Aside from the bleak future facing Iran’s youth, the regime’s oppressive laws towards its nearly 44 million female citizens have turned virtually one-half of the population into second-class citizens with little to lose from rising up, as hundreds of thousands did during the 2022 Mahsa Amini protests. 

Underscoring just how deep the hatred is towards the regime, Iran International has reported receiving letters expressing personal thanks to Netanyahu, and the Jerusalem Post reported than an Iranian source told them, ‘This war has greatly strengthened and revived new optimism’ among Iranians for regime change.

The Post’s source inside Iran continued, saying that ‘conversations around the capital city (Tehran) are focused on the final days of the regime and that they brought it on themselves.’

Outside of Iran, the debate has already begun.

On one side are leaders such as Israeli Prime Minister Benjamin Netanyahu, as well as journalists like former National Security Advisor John Bolton, and Yorktown Institute President Seth Cropsey.
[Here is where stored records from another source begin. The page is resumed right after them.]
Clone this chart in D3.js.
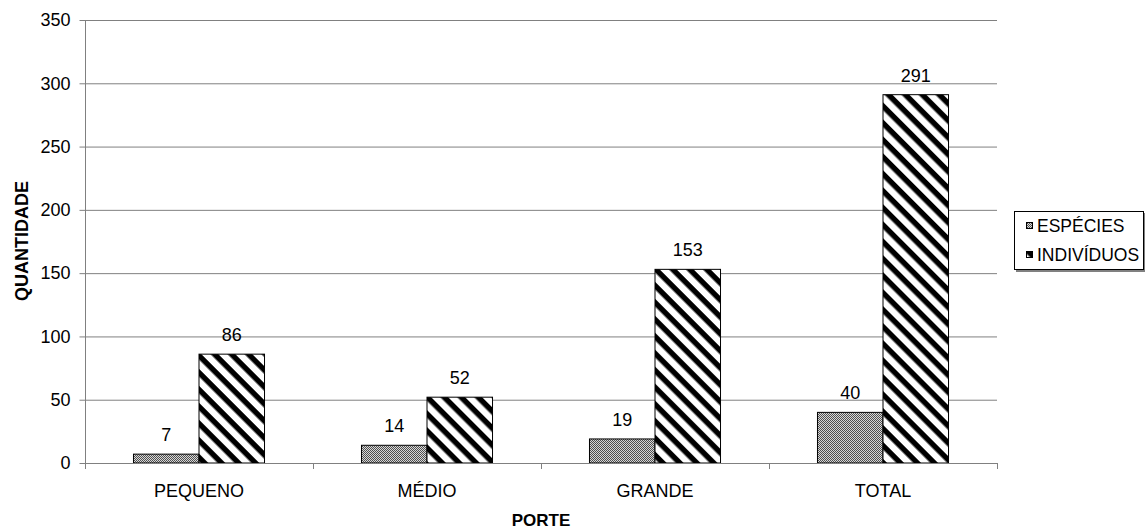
<!DOCTYPE html>
<html><head><meta charset="utf-8">
<script src="https://cdn.jsdelivr.net/npm/d3@7"></script>
<style>body{margin:0;background:#fff}svg{display:block;font-family:"Liberation Sans",Arial,sans-serif}</style>
</head><body><svg id="c" width="1145" height="530"></svg>
<script>
const categories = ["PEQUENO","MÉDIO","GRANDE","TOTAL"];
const seriesNames = ["ESPÉCIES","INDIVÍDUOS"];
const especies = [7,14,19,40];
const individuos = [86,52,153,291];
const yTicks = [0,50,100,150,200,250,300,350];

const FS = 18;
const svg = d3.select("#c");
const defs = svg.append("defs");
const p1 = defs.append("pattern").attr("id","pEsp").attr("patternUnits","userSpaceOnUse").attr("width",2).attr("height",2);
p1.append("rect").attr("width",2).attr("height",2).attr("fill","#d8d8d8");
p1.append("rect").attr("width",1).attr("height",1).attr("fill","#505050");
p1.append("rect").attr("x",1).attr("y",1).attr("width",1).attr("height",1).attr("fill","#505050");
const p2 = defs.append("pattern").attr("id","pInd").attr("patternUnits","userSpaceOnUse").attr("width",12).attr("height",12).attr("patternTransform","rotate(45)");
p2.append("rect").attr("width",12).attr("height",12).attr("fill","#fff");
p2.append("rect").attr("width",12).attr("height",5.5).attr("fill","#000");
const fills = ["url(#pEsp)","url(#pInd)"];

const L=85,R=997,T=20,B=463;
const x = d3.scaleBand().domain(categories).range([L,R]);
const xs = d3.scaleBand().domain(seriesNames).range([0,x.bandwidth()]).paddingOuter(0.74).paddingInner(0);
const y = d3.scaleLinear().domain([0,350]).range([B,T]);

// gridlines
svg.append("g").selectAll("line").data(yTicks.filter(d=>d>0)).join("line")
  .attr("x1",L).attr("x2",R).attr("y1",d=>y(d)+0.5).attr("y2",d=>y(d)+0.5)
  .attr("stroke","#808080").attr("stroke-width",1);

// bars
const data = [especies, individuos];
const g = svg.append("g");
seriesNames.forEach((s,si)=>{
  g.selectAll(null).data(categories).join("rect")
    .attr("x",c=>x(c)+xs(s)).attr("width",xs.bandwidth())
    .attr("y",(c,i)=>y(data[si][i])).attr("height",(c,i)=>B-y(data[si][i]))
    .attr("fill",fills[si]).attr("stroke","#000").attr("stroke-width",1);
  g.selectAll(null).data(categories).join("text")
    .attr("x",c=>x(c)+xs(s)+xs.bandwidth()/2).attr("y",(c,i)=>y(data[si][i])-13)
    .attr("text-anchor","middle").attr("font-size",FS).text((c,i)=>data[si][i]);
});

// y axis
const ya = svg.append("g").attr("transform",`translate(${L+0.5},0)`)
  .call(d3.axisLeft(y).tickValues(yTicks).tickSize(6).tickPadding(9));
ya.select(".domain").attr("stroke","#808080").attr("d",`M0,${T}V${B}`);
ya.selectAll(".tick line").attr("stroke","#808080");
ya.selectAll(".tick text").attr("font-size",FS).attr("font-family","Liberation Sans, Arial").attr("fill","#000");

// x axis
const xa = svg.append("g").attr("transform",`translate(0,${B+0.5})`)
  .call(d3.axisBottom(x).tickSize(0).tickPadding(21));
xa.select(".domain").attr("stroke","#808080").attr("d",`M${L},0H${R}`);
xa.selectAll(".tick text").attr("font-size",FS).attr("font-family","Liberation Sans, Arial").attr("fill","#000");
svg.append("g").selectAll("line").data(d3.range(categories.length+1)).join("line")
  .attr("x1",i=>L+i*x.step()+0.5).attr("x2",i=>L+i*x.step()+0.5)
  .attr("y1",B).attr("y2",B+6).attr("stroke","#808080");

// axis titles
svg.append("text").attr("x",541).attr("y",526).attr("text-anchor","middle")
  .attr("font-weight","bold").attr("font-size",17).text("PORTE");
svg.append("text").attr("transform","translate(28,241) rotate(-90)").attr("text-anchor","middle")
  .attr("font-weight","bold").attr("font-size",FS).text("QUANTIDADE");

// legend
const lg = svg.append("g");
lg.append("rect").attr("x",1016).attr("y",213).attr("width",129).attr("height",59).attr("fill","#808080");
lg.append("rect").attr("x",1014.5).attr("y",211.5).attr("width",129).attr("height",58).attr("fill","#fff").attr("stroke","#000");
seriesNames.forEach((s,i)=>{
  lg.append("rect").attr("x",1026.5).attr("y",222.5+i*29).attr("width",6).attr("height",6)
    .attr("fill",fills[i]).attr("stroke","#000");
  lg.append("text").attr("x",1037).attr("y",232+i*29).attr("font-size",17.5).text(s);
});
</script></body></html>
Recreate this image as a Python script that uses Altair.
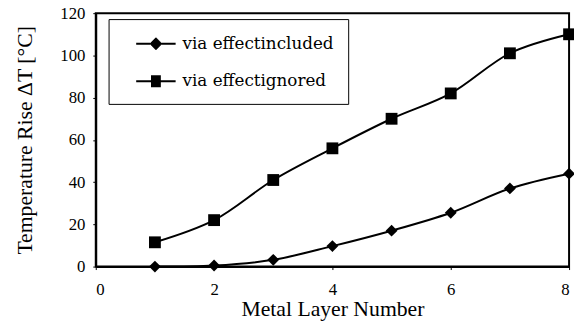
import altair as alt
import pandas as pd

layers = [1, 2, 3, 4, 5, 6, 7, 8]
included = [0, 0.5, 3.2, 9.7, 17, 25.5, 37, 44]
ignored = [11.5, 22, 41, 56, 70, 82, 101, 110]
series_names = ["via effectincluded", "via effectignored"]
x_ticks = [0, 2, 4, 6, 8]
y_ticks = [0, 20, 40, 60, 80, 100, 120]

rows = []
for s, vals in zip(series_names, [included, ignored]):
    for xv, v in zip(layers, vals):
        rows.append({"layer": xv, "dT": v, "series": s})
df = pd.DataFrame(rows)

FONT = "Liberation Serif, Times New Roman, serif"
LEG_FONT = "DejaVu Serif, serif"


def legend_symbol(kind):
    # line segment plus a marker drawn from closely spaced strokes (symbol units)
    parts = ["M-2,0H2"]
    for k in range(-5, 6):
        yy = k * 0.1
        if kind == "square":
            half = 0.5
        else:
            half = 0.6 - abs(yy) * 1.0
        if half > 0:
            parts.append(f"M{-half:.2f},{yy:.2f}H{half:.2f}")
    return "".join(parts)


x = alt.X("layer:Q", scale=alt.Scale(domain=[0, 8], nice=False),
          axis=alt.Axis(values=x_ticks, title="Metal Layer Number", titlePadding=2, labelPadding=12))
y = alt.Y("dT:Q", scale=alt.Scale(domain=[0, 120], nice=False),
          axis=alt.Axis(values=y_ticks, title="Temperature Rise ΔT [°C]", titlePadding=24))

base = alt.Chart(df)
lines = base.mark_line(color="black", strokeWidth=2, interpolate="catmull-rom").encode(
    x=x, y=y, detail="series:N")
points = base.mark_point(filled=True, color="black", size=144, opacity=1).encode(
    x=x, y=y,
    shape=alt.Shape("series:N", scale=alt.Scale(domain=series_names, range=["diamond", "square"]),
                    legend=None))
legend_layer = base.transform_filter("false").mark_point(
    filled=False, color="black", opacity=1, strokeWidth=2).encode(
    x=x, y=y,
    shape=alt.Shape("series:N",
                    scale=alt.Scale(domain=series_names,
                                    range=[legend_symbol("diamond"), legend_symbol("square")]),
                    legend=alt.Legend(orient="none", legendX=13, legendY=6, title=None,
                                      strokeColor="black", padding=14,
                                      symbolSize=400, symbolStrokeWidth=2,
                                      symbolStrokeColor="black",
                                      symbolOffset=23, labelOffset=16,
                                      labelFont=LEG_FONT, labelFontSize=17, labelColor="black",
                                      rowPadding=18, labelLimit=400)))

chart = alt.layer(lines, points, legend_layer).resolve_scale(shape="independent").properties(
    width=480, height=257,
    autosize=alt.AutoSizeParams(type="none"),
    padding={"left": 89, "top": 3, "right": 5, "bottom": 58},
    background="white",
).configure_view(stroke="black", strokeWidth=2).configure_axis(
    grid=False, domainColor="black", domainWidth=2, tickColor="black", tickSize=3,
    labelPadding=8, labelFont=FONT, labelFontSize=17, labelFontWeight="normal", labelColor="black",
    titleFont=FONT, titleFontSize=22, titleFontWeight="normal", titleColor="black",
)

chart.save("out.html", embed_options={"renderer": "svg", "actions": False})
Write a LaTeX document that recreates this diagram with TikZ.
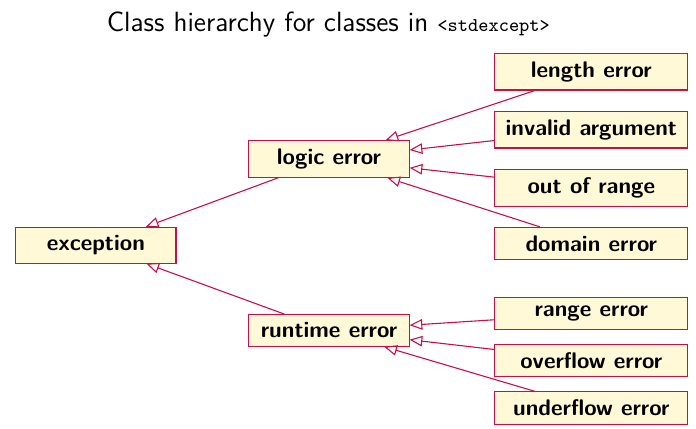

Those men have argued – Bolton and Cropsey in the Wall Street Journal, and Netanyahu speaking to Fox News’ Bret Baier and in other forums – that this is the most opportune moment for regime change in Iran since the revolution in 1979.

Given the deep reservoir of anti-regime sentiment among the Iranian people, the argument goes, the best course of action is that Israel’s destruction of the regime’s military and symbols of power will give Iranians the courage to rise up, united, against the government.

On the other side of the debate are those such as French President Emmanuel Macron. Haunted by failed regime change efforts in Iraq and Libya, Macron cast doubt on the possibility for success in pursuing regime change, saying it would ‘result in chaos.’

Some have also argued that Israel’s actions could create a ‘rally around the flag’ effect and spark nationalism among the Iranian people.

To be clear, while both sides have legitimate arguments, based off my experience in Serbia, I believe that Netanyahu and those on his side have a much stronger case.

The Iranian government is weaker than ever before after Israel destroyed virtually its entire chain of command and remains in total control of Iranian skies.

Likewise, unlike Libya and Iraq, Iran has a well-organized opposition, with a much more established sense of national unity than either Iraq or Libya ever had.

Taken together, there is strong evidence underpinning Israel’s belief that the Iranian regime could fall, especially given Israel’s extreme caution in only targeting symbols of the regime in order to avoid stoking nationalism.

Of course, there are risks in encouraging regime change, and it’s not at all guaranteed that the next regime is the one the West wants. It could very well result in a more extreme government led by remnants of the Revolutionary Guard hard-liners.

However, it is a mistake of similar magnitude to dismiss this chance out of hand. History has shown that when an oppressed people, angry at their government, find their confidence and are supported – even only by air power – the outcome need not be chaos, or the survival of the current government. 

It has, and could again, result in genuine regime change.

In both cases of Iran and Serbia there was widespread bombing of the country and indeed the civilians, with collateral damage on the civilian population. In the Serbian case all of the net results was that it strengthened the resolve of the Serbian people to rid themselves of an authoritarian dictator – Milosevic. And in the Iranian case, if history is any guide, it will weaken an already fragile regime and hopefully provide an outlet for the millions of Iranians who want a greater measure of freedom and peace in their lives.